It’s time to show your strength, Brother! Test your mettle and temper your wit in the proving ground where little Brothers become Goron men! Welcome to Gor Coron’s proving ground – a sauna rung with steel, a hike so tough it has callouses, and a sizzling sumo ring: the Goron Mines! The Three Goron Blood Brothers wish that their precious Gut Check Rock could measure up to this cavern of manliness and fortitude! Deep inside an eternally erupting volcano, the Gorons toil away mining ore to trade with the innocuous foothill village of Kakariko. In the Era of Twilight, their leader has been torn away by the corrupting influence of an ancient evil, their strength spent on making the very same caverns that are their livelihood into a prison for the Twilit Igniter. Who should come but a small boy with irrational courage, a sharp eye, and a cheeky trick up his ankle…
Across all of Twilight Princess, the environments are unique and tell as much story as the people that inhabit them – even if the issues plaguing these places are not unfamiliar threats. Much like the calamities of Ocarina of Time, Zora’s Domain has frozen over; the Woods are infested with a poisonous blight; and Death Mountain is erupting uncontrollably – talk about Ganondorf being up to his old tricks. With frozen Zora and the lack of a Deku tree or the Kokiri, the Eldin Province is one of the most lively sites of calamity. Kakariko Village sits in its foothills, sheltering many of the children of the game and providing a place of rest and support for Link away from home. The proud Gorons sequester their shadow alone atop the peak, throwing their weight around to turn outsiders away.

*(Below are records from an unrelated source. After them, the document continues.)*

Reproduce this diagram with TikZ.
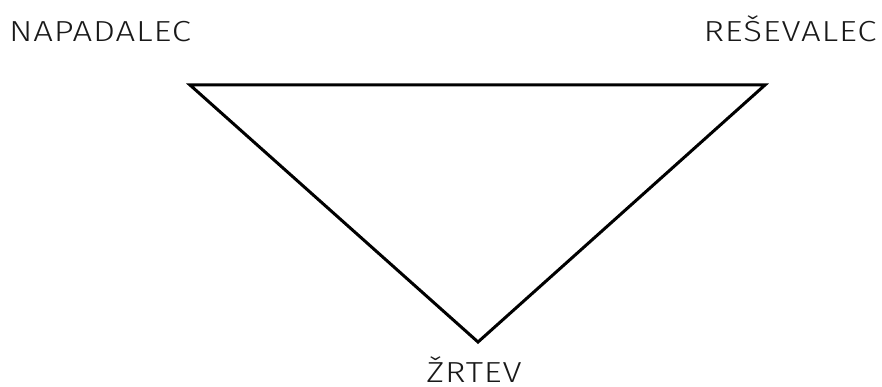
\documentclass[tikz,border=0pt]{standalone}
\usepackage{fontspec}
\setmainfont{Fira Sans}[UprightFont=* Light, FakeStretch=1.2, LetterSpace=3]
\tikzset{lbl/.style={font=\fontsize{29}{30}\selectfont, inner sep=0pt, text depth=0pt, text=black!90}}
\begin{document}
\begin{tikzpicture}[x=1pt,y=-1pt]
\useasboundingbox (0,0) rectangle (882,387);
\coordinate (a) at (190,85);
\coordinate (b) at (765,85);
\coordinate (c) at (478,342);
\draw[line width=3pt, line join=miter] (a) -- (b) -- (c) -- cycle;
\node[lbl, anchor=base] (n1) at (100,41.5) {NAPADALEC};
\node[lbl, anchor=base] (n2) at (790,41.5) {REŠEVALEC};
\node[lbl, anchor=base] (n3) at (474,382) {ŽRTEV};
\end{tikzpicture}
\end{document}
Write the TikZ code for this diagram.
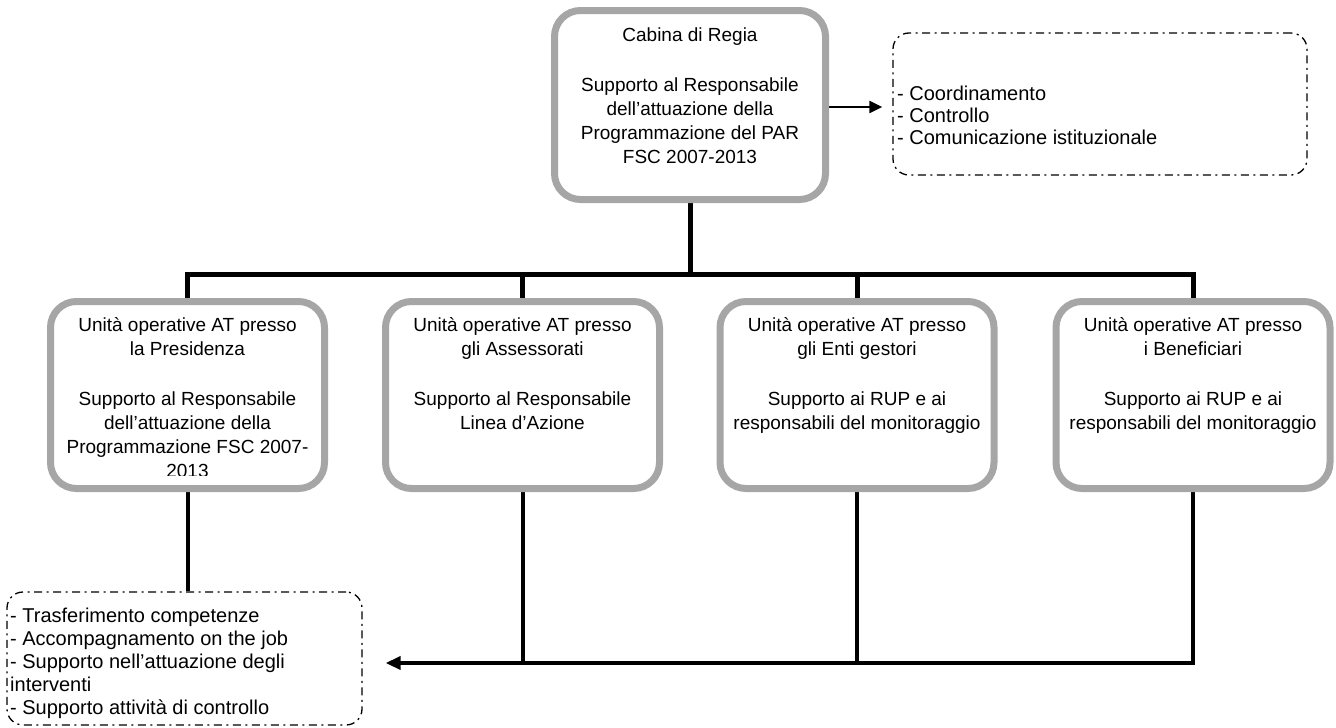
\documentclass[tikz,border=0pt]{standalone}
\usepackage{fontspec}
\setmainfont{Liberation Sans}
\usetikzlibrary{arrows.meta,backgrounds}
\definecolor{boxgray}{HTML}{A6A6A6}
\begin{document}
\begin{tikzpicture}[x=1pt,y=-1pt,
  graybox/.style={draw=boxgray, line width=7pt, rounded corners=26pt, fill=white,
    minimum width=274pt, minimum height=187pt, inner sep=0pt},
  boxtext/.style={anchor=north, align=center, inner sep=0pt, font=\fontsize{19}{24}\selectfont},
  dashbox/.style={draw=black, line width=1.3pt, dash pattern=on 8pt off 4.5pt on 2pt off 4.5pt,
    rounded corners=16pt, inner sep=0pt},
  listtext/.style={anchor=north west, align=left, inner sep=0pt},
  thickconn/.style={draw=black, line width=5pt, line join=miter},
  lowconn/.style={draw=black, line width=4pt, line join=miter},
  thinarrow/.style={draw=black, line width=2.2pt, -{Triangle[length=13pt,width=12pt]}}
]
\useasboundingbox (0,0) rectangle (1336,728);

% gray boxes
\node[graybox, minimum width=271pt, minimum height=189pt] (top) at (690,105) {};
\node[graybox] (b1) at (187.5,395) {};
\node[graybox] (b2) at (522.5,395) {};
\node[graybox] (b3) at (857,395) {};
\node[graybox] (b4) at (1193,395) {};

% texts of gray boxes
\node[boxtext] (ttop) at (690,27.5) {\rule{0pt}{14pt}Cabina di Regia\\[26pt]Supporto al Responsabile\\dell’attuazione della\\Programmazione del PAR\\FSC 2007-2013};
\begin{scope}
  \clip (40,300) rectangle (335,475);
  \node[boxtext] (t1) at (187.5,317.5) {\rule{0pt}{14pt}Unità operative AT presso\\la Presidenza\\[26pt]Supporto al Responsabile\\dell’attuazione della\\Programmazione FSC 2007-\\2013};
\end{scope}
\node[boxtext] (t2) at (522.5,317.5) {\rule{0pt}{14pt}Unità operative AT presso\\gli Assessorati\\[26pt]Supporto al Responsabile\\Linea d’Azione};
\node[boxtext] (t3) at (857,317.5) {\rule{0pt}{14pt}Unità operative AT presso\\gli Enti gestori\\[26pt]Supporto ai RUP e ai\\responsabili del monitoraggio};
\node[boxtext] (t4) at (1193,317.5) {\rule{0pt}{14pt}Unità operative AT presso\\i Beneficiari\\[26pt]Supporto ai RUP e ai\\responsabili del monitoraggio};

% dashed boxes
\node[dashbox, minimum width=414pt, minimum height=142pt] (ctrl) at (1100,104) {};
\node[listtext, font=\fontsize{20}{22}\selectfont] (tctrl) at (897,84.8)
  {\rule{0pt}{15pt}- Coordinamento\\- Controllo\\- Comunicazione istituzionale};
\node[dashbox, minimum width=355pt, minimum height=133pt] (act) at (184.5,658.5) {};
\node[listtext, font=\fontsize{20}{23}\selectfont] (tact) at (10,606.8)
  {\rule{0pt}{15pt}- Trasferimento competenze\\- Accompagnamento on the job\\- Supporto nell’attuazione degli\\interventi\\- Supporto attività di controllo};

\coordinate (hl) at (0,274);
\coordinate (hl2) at (0,663);

\begin{pgfonlayer}{background}
  \draw[thickconn] (top.south) -- (top.south |- hl);
  \draw[thickconn] (b1.north) -- (b1.north |- hl) -- (b4.north |- hl) -- (b4.north);
  \draw[thickconn] (b2.north) -- (b2.north |- hl);
  \draw[thickconn] (b3.north) -- (b3.north |- hl);
  \draw[thinarrow, shorten >=10pt] (top.east |- 0,107) -- (ctrl.west |- 0,107);
  \draw[lowconn] (b1.south) -- (b1.south |- act.north);
  \draw[lowconn, shorten >=23pt, -{Triangle[length=15pt,width=13pt]}]
    (b4.south) -- (b4.south |- hl2) -- (hl2 -| act.east);
  \draw[lowconn] (b2.south) -- (b2.south |- hl2);
  \draw[lowconn] (b3.south) -- (b3.south |- hl2);
\end{pgfonlayer}
\end{tikzpicture}
\end{document}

Link needing to prove himself a friend of the Gorons is not new either. Be it sharing the music of the forest with Darunia or proving his mettle to the Goron Blood Brothers at Gut Check Rock, the Hylian has a way of subverting the expectations that come with his smaller frame. In the case of the Hero of Twilight, the Gorons pose a challenge of might that Link alone is not equipped to handle, but he certainly has the technique to win on equal footing. Early in the game, as a goatherd, he has to stop an escaping Ordon goat as it charges the fences – throwing itself at him with the animal might and recklessness only a Goron would think to use. With some teaching from Mayor Bo on the sport of sumo (and some boots of dubious legality in the sport), Link already has the basic technique to make a Goron think twice about bowling him over.
The story doesn’t end at climbing Death Mountain. In fact, aside from wrestling with Gor Coron, he hardly breaks a sweat. The sauna comes after the workout – the Goron Mines themselves. We know that the Gorons supply a significant portion of the raw iron used by the Kingdom of Hyrule, and the Mines show for it. The equipment and scaffolding are made of wrought iron, and the cranes use magnetic surfaces to transport immensely heavy loads. With the combined turmoil caused by the Twilit Igniter rampaging and the eruption of the mountain, the heat has been turned up to an eleven – eleven hundred degrees Celsius, in fact. While this heat bothers even some Gorons, Link perseveres – facing fire-breathing Dondongos and Fire Slugs, engaging in a pleasant swim through some of the mineral waters around the Caldera, and a firefight navigating the various platforms in the crater itself. It’s a marvel to not be lightheaded, especially when half of this time he’s dangling sideways or upside down by his ankles…

Above all else in this region, and all of the empirically cool things that Link does to traverse it, is the mini-boss fight. While the eyepiece of most Zelda dungeons is the Dungeon Boss, the Goron Mine doesn’t feel that way. Fyrus feels like a glorified Beamos, whereas Dangoro feels like the culmination of the climb up Death Mountain and traversing the Goron Mine. Not only does the fight take place in a massive, magnetic sumo ring where Link has to balance the mobility of lacking the Iron Boots and the traction of wearing them, but Dangoro is an adept when it comes to parrying Link’s traditional attacks. It combines Gor Coron’s sumo match, where Link’s proximity to the edge of the ring makes for a riskier fight and a greater chance of winning the bout; and the ascent from the foothills of Death Mountain, where Link had to toss aside bulky Gorons as they careened towards him. It is a careful dance of prediction, mobility, and timing for the perfect counter. It is the apex of Link’s story in the Eldin region, and Fyrus is the denouement.
I may have my favorite moments in Twilight Princess – things that stand alone as memorable – like the Hidden Village shootout, or the cutscene when the twilight is banished from Link. Of the story’s narrative arcs, conquering Death Mountain stands as a mastery of showing through story – giving the player a picture of what the Goron way of life truly is: grueling, tough, and built on respect for personal strength. It is a chapter of the game that I replay happily, even this year for the two-dozenth time or more, seeing it as the moment where the Hero of Twilight becomes more than the goatherd of Ordon – but a warrior with the power, courage, and wisdom to carry the mantle of Hero.